I chose sunchokes, then sliced red bell peppers, tofu, a dog’s ear, some dried bees, selections from a tray of non-apologies (“I’m sorry if anyone feels offended by what I said”), doubled back for udon noodles, some eyeliner shavings, and then free-styled into the sauces section and got hoisin sauce, garlic, a petunia, all the baby teeth I keep in my jewelry box, chili paste, rhinestones, and the buckle from a trench coat belt. I looked for the smell of my brother’s old hockey bag but they didn’t have it, though they did have the hot breath of an old man at the bank. I got excited, and asked if I could top it all off with a translucent dragon egg so I could crack it over the whole damp mess and a little wrinkly tail could draggle off my plate.
Then what? Then! Then we joined a mob jockeying for position in front of the blazingly hot cooking surface.
They don’t even spring for one big Benihana-style table per dozen customers. You are just made to approach a circular fry table with your incoherent heap, and then wait behind a barrier. Teenage boys take people’s rice and pesto and lemongrass and carne asada and hamburgler parts and shuffle them around with metal spatulas that have so many layers and coatings of flavors that it’s just an all-flavor-everything zone. And because there is no order, you actually compete to give the boys your bowl, so everyone is jostling and it’s a cage match of inopportune flavors. No one looks thrilled like the people in the photo above. It’s just mingling and shuffling and elbowing and mingling and sweat. You are then directed to “enjoy your creations!” which is usually what toddlers at craft-centric birthday parties are told. “Slap that shit together and enjoy!” But really the kids just get glitter everywhere and make a cardboard thing with too much glue that goes and lives in the car forever.

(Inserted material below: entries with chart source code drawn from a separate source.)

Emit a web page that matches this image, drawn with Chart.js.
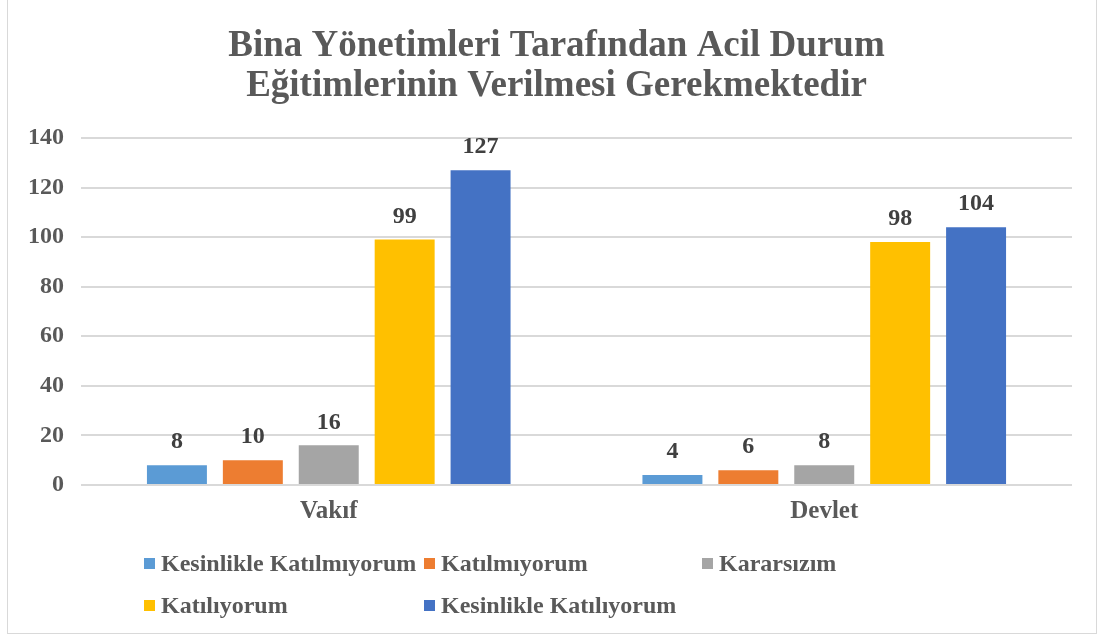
<!DOCTYPE html>
<html lang="tr">
<head>
    <meta charset="UTF-8">
    <title>Bina Yönetimleri Tarafından Acil Durum Eğitimlerinin Verilmesi Gerekmektedir</title>
    <script src="https://cdn.jsdelivr.net/npm/chart.js"></script>
    <style>
        body {
            margin: 0;
            background: #ffffff;
        }
        .frame {
            position: relative;
            width: 1103px;
            height: 640px;
        }
        .border {
            position: absolute;
            left: 7px;
            top: -2px;
            width: 1088px;
            height: 634px;
            border: 1px solid #d9d9d9;
            pointer-events: none;
        }
        #legend {
            position: absolute;
            left: 144px;
            top: 549px;
            display: grid;
            grid-template-columns: 280px 278px 280px;
            row-gap: 14px;
            font-family: "Liberation Serif", "Times New Roman", serif;
            font-weight: bold;
            font-size: 24px;
            color: #595959;
        }
        #legend div {
            display: flex;
            align-items: center;
            white-space: nowrap;
            height: 28px;
        }
        #legend span.box {
            display: inline-block;
            width: 11px;
            height: 11px;
            margin-right: 6px;
        }
    </style>
</head>
<body>
<div class="frame">
    <canvas id="chart" width="1103" height="640"></canvas>
    <div id="legend"></div>
    <div class="border"></div>
</div>

<script>
const titleLines = ['Bina Yönetimleri Tarafından Acil Durum', 'Eğitimlerinin Verilmesi Gerekmektedir'];
const categories = ['Vakıf', 'Devlet'];
const seriesNames = ['Kesinlikle Katılmıyorum', 'Katılmıyorum', 'Kararsızım', 'Katılıyorum', 'Kesinlikle Katılıyorum'];
const seriesColors = ['#5B9BD5', '#ED7D31', '#A5A5A5', '#FFC000', '#4472C4'];
const kesinlikleKatilmiyorum = [8, 4];
const katilmiyorum = [10, 6];
const kararsizim = [16, 8];
const katiliyorum = [99, 98];
const kesinlikleKatiliyorum = [127, 104];
const seriesValues = [kesinlikleKatilmiyorum, katilmiyorum, kararsizim, katiliyorum, kesinlikleKatiliyorum];
const yTicks = [0, 20, 40, 60, 80, 100, 120, 140];

const serif = '"Liberation Serif", "Times New Roman", serif';

// title centred on the whole canvas (the built-in one centres on the padded box)
const centredTitle = {
    id: 'centredTitle',
    afterDraw(chart) {
        const c = chart.ctx;
        c.save();
        c.font = 'bold 37px ' + serif;
        c.fillStyle = '#595959';
        c.textAlign = 'center';
        c.textBaseline = 'middle';
        titleLines.forEach((line, i) => c.fillText(line, chart.width / 2 + 5, 46 + i * 40));
        c.restore();
    }
};

// value labels above each bar
const barLabels = {
    id: 'barLabels',
    afterDatasetsDraw(chart) {
        const c = chart.ctx;
        c.save();
        c.font = 'bold 24px ' + serif;
        c.fillStyle = '#404040';
        c.textAlign = 'center';
        c.textBaseline = 'bottom';
        chart.data.datasets.forEach((ds, i) => {
            chart.getDatasetMeta(i).data.forEach((bar, j) => {
                c.fillText(ds.data[j], bar.x, bar.y - 11);
            });
        });
        c.restore();
    }
};

new Chart(document.getElementById('chart'), {
    type: 'bar',
    data: {
        labels: categories,
        datasets: seriesNames.map((name, i) => ({
            label: name,
            data: seriesValues[i],
            backgroundColor: seriesColors[i],
            barPercentage: 0.79,
            categoryPercentage: 0.766
        }))
    },
    options: {
        responsive: false,
        animation: false,
        layout: {
            padding: { left: 11, right: 31, top: 138, bottom: 101 }
        },
        plugins: {
            legend: { display: false },
            tooltip: { enabled: false },
            title: { display: false }
        },
        scales: {
            x: {
                grid: { display: false, drawTicks: false },
                border: { display: false },
                ticks: {
                    color: '#595959',
                    font: { family: serif, size: 25, weight: 'bold' },
                    padding: 12
                }
            },
            y: {
                min: 0,
                max: 140,
                afterBuildTicks: axis => { axis.ticks = yTicks.map(v => ({ value: v })); },
                grid: { color: '#d9d9d9', lineWidth: 2, drawTicks: false },
                border: { display: false },
                ticks: {
                    color: '#595959',
                    font: { family: serif, size: 24, weight: 'bold' },
                    padding: 17
                }
            }
        }
    },
    plugins: [barLabels, centredTitle]
});

const legendEl = document.getElementById('legend');
seriesNames.forEach((name, i) => {
    const item = document.createElement('div');
    item.innerHTML = '<span class="box" style="background:' + seriesColors[i] + '"></span>' + name;
    legendEl.appendChild(item);
    if (i === 2) legendEl.appendChild(document.createElement('div')).style.display = 'none';
});
</script>
</body>
</html>
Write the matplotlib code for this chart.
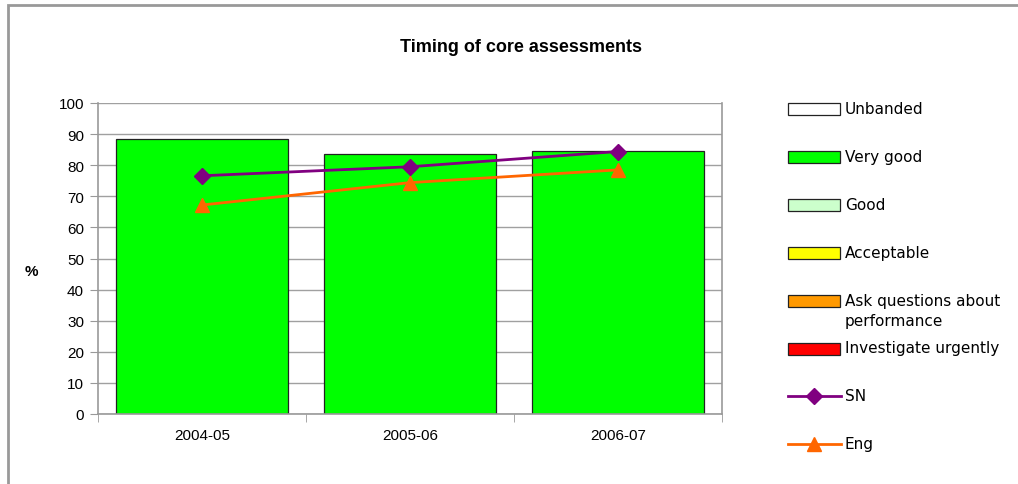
import numpy as np
import matplotlib.pyplot as plt
from matplotlib.patches import Rectangle
from matplotlib.lines import Line2D

years = ['2004-05', '2005-06', '2006-07']
very_good = [88.4, 83.5, 84.5]
sn = [76.6, 79.5, 84.4]
eng = [67.2, 74.4, 78.5]

band_names = ['Unbanded', 'Very good', 'Good', 'Acceptable',
              'Ask questions about\nperformance', 'Investigate urgently']
band_colors = ['#ffffff', '#00ff00', '#ccffcc', '#ffff00', '#ff9900', '#ff0000']

W, H = 1018, 485
fig = plt.figure(figsize=(W / 100, H / 100), dpi=100, facecolor='white')
ax = fig.add_axes([98 / W, 1 - 415 / H, (722 - 98) / W, (415 - 104) / H])


def px(x, y):
    # pixel position (from top-left) -> figure fraction
    return x / W, 1 - y / H


x = np.arange(len(years))
ax.bar(x, very_good, width=0.83, color='#00ff00', edgecolor='#222222',
       linewidth=0.9, zorder=2)
ax.plot(x, sn, color='#800080', lw=2, marker='D', ms=8, zorder=3)
ax.plot(x, eng, color='#ff6600', lw=2, marker='^', ms=10, zorder=3)

ax.set_xlim(-0.5, 2.5)
ax.set_ylim(0, 100)
ax.set_yticks(range(0, 101, 10))
ax.set_xticks(x)
ax.set_xticklabels(years, fontsize=11, family='Liberation Sans')
ax.set_xticks([-0.5, 0.5, 1.5, 2.5], minor=True)
ax.tick_params(axis='x', which='major', length=0, pad=10)
ax.tick_params(axis='x', which='minor', length=6, color='#999999', direction='out')
ax.tick_params(axis='y', length=6, color='#999999', labelsize=11, pad=4)
for t in ax.get_yticklabels():
    t.set_family('Liberation Sans')
ax.grid(axis='y', color='#a0a0a0', lw=1, zorder=0)
ax.set_axisbelow(True)
for s in ['left', 'bottom', 'right']:
    ax.spines[s].set_color('#999999')
    ax.spines[s].set_linewidth(1.2)
ax.spines['top'].set_visible(False)

fig.text(*px(31, 272), '%', fontsize=11, fontweight='bold',
         family='Liberation Sans', ha='center', va='center')
fig.text(*px(521, 47), 'Timing of core assessments', fontsize=13,
         fontweight='bold', family='Liberation Sans', ha='center', va='center')

# legend drawn by hand, Excel style
labels = band_names + ['SN', 'Eng']
for i, lab in enumerate(labels):
    yc = 110 + 47.9 * i
    if i < len(band_colors):
        x0, y0 = px(788, yc + 6)
        fig.add_artist(Rectangle((x0, y0), 52 / W, 12 / H, transform=fig.transFigure,
                                 facecolor=band_colors[i], edgecolor='#222222', lw=0.9))
    else:
        col, mk, ms = [('#800080', 'D', 8), ('#ff6600', '^', 10)][i - len(band_colors)]
        xa, ya = px(788, yc)
        xb, _ = px(841, yc)
        fig.add_artist(Line2D([xa, xb], [ya, ya], transform=fig.transFigure,
                              color=col, lw=2))
        fig.add_artist(Line2D([(xa + xb) / 2], [ya], transform=fig.transFigure,
                              color=col, marker=mk, ms=ms))
    fig.text(*px(845, yc - 8), lab, fontsize=11, family='DejaVu Sans',
             ha='left', va='top', linespacing=1.45)

fig.add_artist(Rectangle((8 / W, -0.1), 1.2, 1 - 6 / H + 0.1, transform=fig.transFigure,
                         fill=False, edgecolor='#999999', lw=2))

fig.savefig('out.png', dpi=100)
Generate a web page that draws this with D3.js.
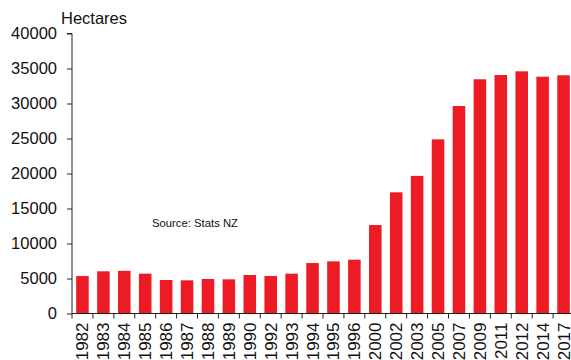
<!DOCTYPE html>
<html>
<head>
<meta charset="utf-8">
<script src="https://cdn.jsdelivr.net/npm/d3@7"></script>
<style>
  body { margin: 0; background: #fff; }
  text { font-family: "Liberation Sans", Arial, sans-serif; fill: #111; }
</style>
</head>
<body>
<div id="chart"></div>
<script>
var years = ["1982", "1983", "1984", "1985", "1986", "1987", "1988", "1989", "1990", "1992",
             "1993", "1994", "1995", "1996", "2000", "2002", "2003", "2005", "2007", "2009",
             "2011", "2012", "2014", "2017"];
var hectares = [5350, 6030, 6100, 5690, 4790, 4740, 4930, 4880, 5500, 5360,
                5690, 7210, 7450, 7690, 12640, 17310, 19660, 24880, 29640, 33460,
                34070, 34600, 33830, 34030];
var yTicks = [0, 5000, 10000, 15000, 20000, 25000, 30000, 35000, 40000];

var width = 571, height = 360;
// note: "top" is taken by window.top, so use plot* names
var plotLeft = 72, plotRight = 574, plotTop = 33.5, plotBottom = 313.5;

var svg = d3.select('#chart')
    .append('svg')
    .attr('width', width)
    .attr('height', height);

var x = d3.scaleBand()
    .domain(years)
    .range([plotLeft, plotRight])
    .paddingInner(0.4)
    .paddingOuter(0.2);

var y = d3.scaleLinear()
    .domain([0, 40000])
    .range([plotBottom, plotTop]);

// bars
svg.selectAll('rect.bar')
    .data(years)
    .enter()
    .append('rect')
    .attr('class', 'bar')
    .attr('x', function(d){ return x(d); })
    .attr('y', function(d, i){ return y(hectares[i]); })
    .attr('width', x.bandwidth())
    .attr('height', function(d, i){ return y(0) - y(hectares[i]); })
    .attr('fill', '#ED1C24');

// y axis
var yAxis = svg.append('g')
    .attr('transform', 'translate(' + plotLeft + ',0)')
    .call(d3.axisLeft(y).tickValues(yTicks).tickFormat(d3.format('d')).tickSize(5).tickPadding(10));
yAxis.select('.domain').attr('stroke', '#222').attr('d', 'M-5,' + plotTop + 'H0V' + plotBottom);
yAxis.selectAll('.tick line').attr('stroke', '#222');
yAxis.selectAll('.tick text')
    .style('font-size', '16.5px')
    .style('font-family', '"Liberation Sans", Arial, sans-serif')
    .attr('fill', '#111');

// x axis: line plus ticks on the band edges
var xAxis = svg.append('g');
xAxis.append('line')
    .attr('x1', plotLeft).attr('x2', plotRight)
    .attr('y1', plotBottom).attr('y2', plotBottom)
    .attr('stroke', '#222');
xAxis.selectAll('line.tick')
    .data(d3.range(years.length + 1))
    .enter()
    .append('line')
    .attr('class', 'tick')
    .attr('x1', function(i){ return plotLeft + i * x.step(); })
    .attr('x2', function(i){ return plotLeft + i * x.step(); })
    .attr('y1', plotBottom)
    .attr('y2', plotBottom + 5)
    .attr('stroke', '#222');
xAxis.selectAll('text')
    .data(years)
    .enter()
    .append('text')
    .attr('transform', function(d){
        return 'translate(' + (x(d) + x.bandwidth() / 2 + 6) + ',' + (plotBottom + 9) + ') rotate(-90)';
    })
    .attr('text-anchor', 'end')
    .style('font-size', '17px')
    .text(function(d){ return d; });

// titles
svg.append('text')
    .attr('x', 61)
    .attr('y', 24)
    .style('font-size', '16.5px')
    .text('Hectares');

svg.append('text')
    .attr('x', 152)
    .attr('y', 227)
    .style('font-size', '11.3px')
    .text('Source: Stats NZ');
</script>
</body>
</html>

When the teenage boys scrape your lemongrass beef cacciatore taco salad off the grill and back into your slippery bowl, it is immeasurably depressing. It’s like attending a wedding where you’ve been promised some self-penned wedding vows and, although your expectations are low, you are hoping for at least one reference to a rippling hot stallion and one acknowledgement of heavy drug use that is definitely way in the past now, but instead the couple just recites social media analytics as they enter into an extremely complicated commitment that is legal and emotional and physical and financial. “And then 75 people liked our Cabo photos in the first hour, and we got an open rate of 14% for our save the date email…” etc.
Eating your steaming pile of uncurated nonsense that has every flavor profile and therefore no flavor profile, you begin to drift across a steamy pond into a dead zone, but the pond is balsamic vinegar and your boat is tempeh, and it doesn’t work, and then you sink slowly into a situation where you are about to pay $37 apiece because neither of you had any portion control or sense of pricing, and whatever you thought you were going to do, well, you are not. You will spend the rest of the evening shitting your guts out. The goal therein may be for the Fire and Ice people to shrug off even more responsibility. If you are sufficiently weak and dehydrated and have a profoundly fresh understanding of how easily you throw away money, you may be lured by the invitation on THE LANDING PAGE of the website, which urges you to just take the fuck over and become a franchisee. Have you taken misery into your mouth and chewed it and accepted it into your insides? Well, here is a way to go deeper into that feeling. Present every sad sack on the street with so many options for a new vision of self-styled eating that never materializes that they too give up. Give up! Give in! Open a Fire and Ice.